Cultural Artefact: Postal Service


Until 1832 private contractors carried and distributed mail within Van Diemen's Land. In 1810 Isaac Nichol of Launceston was given the contract, retaining all postage collected. Nichols appointed James Mitchell as his deputy at the Derwent in 1813. This arrangement was convenient when the volume of mail carried was small, but as the population increased and settlement spread, a government post office was gradually introduced. In 1822 the government extended the postal service, controlled rates of postage and times for despatch of mails, and regulated convict postal messengers. A full government service was established in 1832, when there were thirty post offices throughout the colony.

James Collicott was postmaster in Hobart from 1832 to 1840. During that time the service expanded and improved, and rates of postage were reduced. Convict messengers were an issue, with problems of supervision, and they were gradually withdrawn. Francis Smith, appointed postmaster in 1840, was opposed to the reforms being introduced in Britain such as uniform rates of postage, but such improvement could not be resisted in the long term. The post office became responsible for the post office savings bank system in 1882, for postal notes in 1890 (a way of sending money through the post), and for the telegraph from 1857, when the electric telegraph was introduced between Hobart and Launceston. As settlement developed, post offices were established in all centres, and by 1924 there were a maximum of 542 postal offices.
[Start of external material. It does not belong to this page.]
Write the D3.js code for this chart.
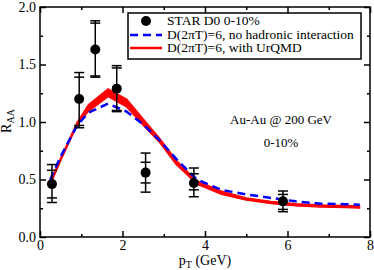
<!DOCTYPE html>
<html>
<head>
<meta charset="utf-8">
<script src="https://cdn.jsdelivr.net/npm/d3@7"></script>
<style>
  body { margin: 0; background: #fff; }
  text { font-family: 'Liberation Serif', 'Times New Roman', Times, 'DejaVu Serif', serif !important; }
</style>
</head>
<body>
<svg id="chart" width="374" height="270"></svg>
<script>
// STAR D0 data points, 0-10%
const dataPt = [0.29, 0.95, 1.34, 1.86, 2.56, 3.73, 5.89];
const dataR = [0.46, 1.20, 1.63, 1.29, 0.56, 0.47, 0.31];
const statHi = [0.58, 1.39, 1.86, 1.47, 0.65, 0.55, 0.37];
const statLo = [0.34, 0.97, 1.40, 1.10, 0.47, 0.41, 0.24];
const sysHi = [0.63, 1.43, 1.88, 1.49, 0.73, 0.60, 0.40];
const sysLo = [0.30, 0.95, 1.39, 1.09, 0.39, 0.35, 0.22];

// model curves
const curvePt = [0.25, 0.5, 0.9, 1.17, 1.65, 2.1, 2.5, 2.9, 3.3, 3.8, 4.4, 5.0, 5.6, 6.2, 6.8, 7.4, 7.75];
const noHadR = [0.50, 0.70, 0.97, 1.08, 1.16, 1.09, 0.98, 0.84, 0.68, 0.50, 0.41, 0.37, 0.34, 0.31, 0.29, 0.285, 0.28];
const urqmdLo = [0.45, 0.66, 0.97, 1.09, 1.22, 1.13, 0.97, 0.82, 0.63, 0.46, 0.37, 0.32, 0.29, 0.27, 0.26, 0.255, 0.25];
const urqmdHi = [0.48, 0.69, 1.00, 1.15, 1.29, 1.20, 1.03, 0.86, 0.67, 0.49, 0.40, 0.34, 0.31, 0.29, 0.28, 0.275, 0.27];

const xTicks = [0, 2, 4, 6, 8];
const xMinor = [1, 3, 5, 7];
const yTicks = [0, 0.5, 1.0, 1.5, 2.0];
const yMinor = [0.25, 0.75, 1.25, 1.75];

const legendLabels = ['STAR D0 0-10%', 'D(2\u03c0T)=6, no hadronic interaction', 'D(2\u03c0T)=6, with UrQMD'];

const serif = "'Liberation Serif', 'Times New Roman', Times, 'DejaVu Serif', serif";
const svg = d3.select('#chart').attr('font-family', serif);
const mLeft = 40, mTop = 7, mRight = 370, mBottom = 237;

const x = d3.scaleLinear().domain([0, 8]).range([mLeft, mRight]);
const y = d3.scaleLinear().domain([0, 2]).range([mBottom, mTop]);

// red band (with UrQMD)
const band = curvePt.map((p, i) => ({ p: p, lo: urqmdLo[i], hi: urqmdHi[i] }));
svg.append('path')
  .datum(band)
  .attr('d', d3.area().x(d => x(d.p)).y0(d => y(d.lo)).y1(d => y(d.hi)))
  .attr('fill', '#ff0000')
  .attr('stroke', '#ff0000')
  .attr('stroke-width', 1.2)
  .attr('stroke-linejoin', 'round');

// blue dashed (no hadronic interaction)
svg.append('path')
  .datum(curvePt.map((p, i) => [p, noHadR[i]]))
  .attr('d', d3.line().x(d => x(d[0])).y(d => y(d[1])))
  .attr('fill', 'none')
  .attr('stroke', '#0000ff')
  .attr('stroke-width', 2.5)
  .attr('stroke-dasharray', '8,5');

// error bars
const pts = dataPt.map((p, i) => ({ p: p, r: dataR[i], sh: statHi[i], sl: statLo[i], yh: sysHi[i], yl: sysLo[i] }));
const eb = svg.append('g').attr('stroke', '#000').attr('stroke-width', 1.5);
pts.forEach(d => {
  const cx = x(d.p);
  eb.append('line').attr('x1', cx).attr('x2', cx).attr('y1', y(d.yh)).attr('y2', y(d.yl));
  [d.sh, d.sl, d.yh, d.yl].forEach(v => {
    eb.append('line').attr('x1', cx - 5).attr('x2', cx + 5).attr('y1', y(v)).attr('y2', y(v));
  });
});
svg.append('g').selectAll('circle')
  .data(pts)
  .enter()
  .append('circle')
  .attr('cx', d => x(d.p))
  .attr('cy', d => y(d.r))
  .attr('r', 5)
  .attr('fill', '#000');

// axes, ticks pointing inward
function styleAxis(g) {
  g.attr('font-family', serif);
  g.select('.domain').remove();
  g.selectAll('line').attr('stroke', '#000').attr('stroke-width', 1.5);
  g.selectAll('text').attr('font-size', 14).attr('fill', '#000');
}

svg.append('g').attr('transform', `translate(0,${mBottom})`)
  .call(d3.axisBottom(x).tickValues(xTicks).tickFormat(d3.format('d')).tickSizeInner(-6).tickSizeOuter(0).tickPadding(3))
  .call(styleAxis);
svg.append('g').attr('transform', `translate(0,${mBottom})`)
  .call(d3.axisBottom(x).tickValues(xMinor).tickFormat('').tickSizeInner(-3).tickSizeOuter(0))
  .call(styleAxis);
svg.append('g').attr('transform', `translate(0,${mTop})`)
  .call(d3.axisTop(x).tickValues(xTicks).tickFormat('').tickSizeInner(-6).tickSizeOuter(0))
  .call(styleAxis);
svg.append('g').attr('transform', `translate(0,${mTop})`)
  .call(d3.axisTop(x).tickValues(xMinor).tickFormat('').tickSizeInner(-3).tickSizeOuter(0))
  .call(styleAxis);

svg.append('g').attr('transform', `translate(${mLeft},0)`)
  .call(d3.axisLeft(y).tickValues(yTicks).tickFormat(d3.format('.1f')).tickSizeInner(-6).tickSizeOuter(0).tickPadding(4))
  .call(styleAxis);
svg.append('g').attr('transform', `translate(${mLeft},0)`)
  .call(d3.axisLeft(y).tickValues(yMinor).tickFormat('').tickSizeInner(-3).tickSizeOuter(0))
  .call(styleAxis);
svg.append('g').attr('transform', `translate(${mRight},0)`)
  .call(d3.axisRight(y).tickValues(yTicks).tickFormat('').tickSizeInner(-6).tickSizeOuter(0))
  .call(styleAxis);
svg.append('g').attr('transform', `translate(${mRight},0)`)
  .call(d3.axisRight(y).tickValues(yMinor).tickFormat('').tickSizeInner(-3).tickSizeOuter(0))
  .call(styleAxis);

// frame
svg.append('rect')
  .attr('x', mLeft).attr('y', mTop)
  .attr('width', mRight - mLeft).attr('height', mBottom - mTop)
  .attr('fill', 'none').attr('stroke', '#000').attr('stroke-width', 1.5);

// axis titles
const xl = svg.append('text')
  .attr('x', 205).attr('y', 265)
  .attr('text-anchor', 'middle')
  .attr('font-size', 14);
xl.append('tspan').text('p');
xl.append('tspan').attr('font-size', 10).attr('dy', 3).text('T');
xl.append('tspan').attr('dy', -3).text(' (GeV)');

const yl = svg.append('text')
  .attr('transform', 'translate(11,121) rotate(-90)')
  .attr('text-anchor', 'middle')
  .attr('font-size', 14);
yl.append('tspan').text('R');
yl.append('tspan').attr('font-size', 10).attr('dy', 3).text('AA');

// legend
const lg = svg.append('g');
lg.append('rect')
  .attr('x', 128).attr('y', 13).attr('width', 233).attr('height', 46)
  .attr('fill', '#fff').attr('stroke', '#000').attr('stroke-width', 1.5);
lg.append('circle').attr('cx', 146).attr('cy', 21).attr('r', 5).attr('fill', '#000');
lg.append('line').attr('x1', 130).attr('x2', 162).attr('y1', 35).attr('y2', 35)
  .attr('stroke', '#0000ff').attr('stroke-width', 2.5).attr('stroke-dasharray', '8,5');
lg.append('line').attr('x1', 130).attr('x2', 162).attr('y1', 48).attr('y2', 48)
  .attr('stroke', '#ff0000').attr('stroke-width', 2.5);
legendLabels.forEach((t, i) => {
  lg.append('text')
    .attr('x', 167).attr('y', 25 + i * 13.5)
    .attr('font-size', 13.5)
    .text(t);
});

// annotations
svg.append('text').attr('x', 281).attr('y', 124)
  .attr('text-anchor', 'middle').attr('font-size', 13).text('Au-Au @ 200 GeV');
svg.append('text').attr('x', 281).attr('y', 147)
  .attr('text-anchor', 'middle').attr('font-size', 13).text('0-10%');
</script>
</body>
</html>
The postal system developed considerably, with, for many years, two deliveries a day in towns.

Regular telegraphic communication between Victoria and Tasmania was achieved in 1869. The importance of communications to the nation led to the state Posts and Telegraphs Departments becoming a federal responsibility from 1901. From the 1920s, rising labour costs, improved transport (leading to less isolation for small centres) and government desire for economy meant smaller post offices closed and deliveries were curtailed. In the last years of the twentieth century, the use of alternative systems of communication like the email and fax meant the postal service declined in volume. In the 1990s many post offices were privatised, and in smaller centres became part of multi-purpose stores such as general store-newsagent-post office, but the postal service is still a vital part of Tasmania's communications system. In 1997 there were 34 post offices and 152 licensed offices.

In 1822, Tasmanian letters were postmarked with a hand-stamp, but from 1853 mail had to have prepaid postage stamps attached. Three types of Tasmanian stamps were produced, with stylised designs of Queen Victoria's head, and later a platypus, and St George and the dragon. From 1899-1912, the famous Tasmanian pictorial stamps were produced. From 1912, the commonwealth Post Office produced all Australian stamps.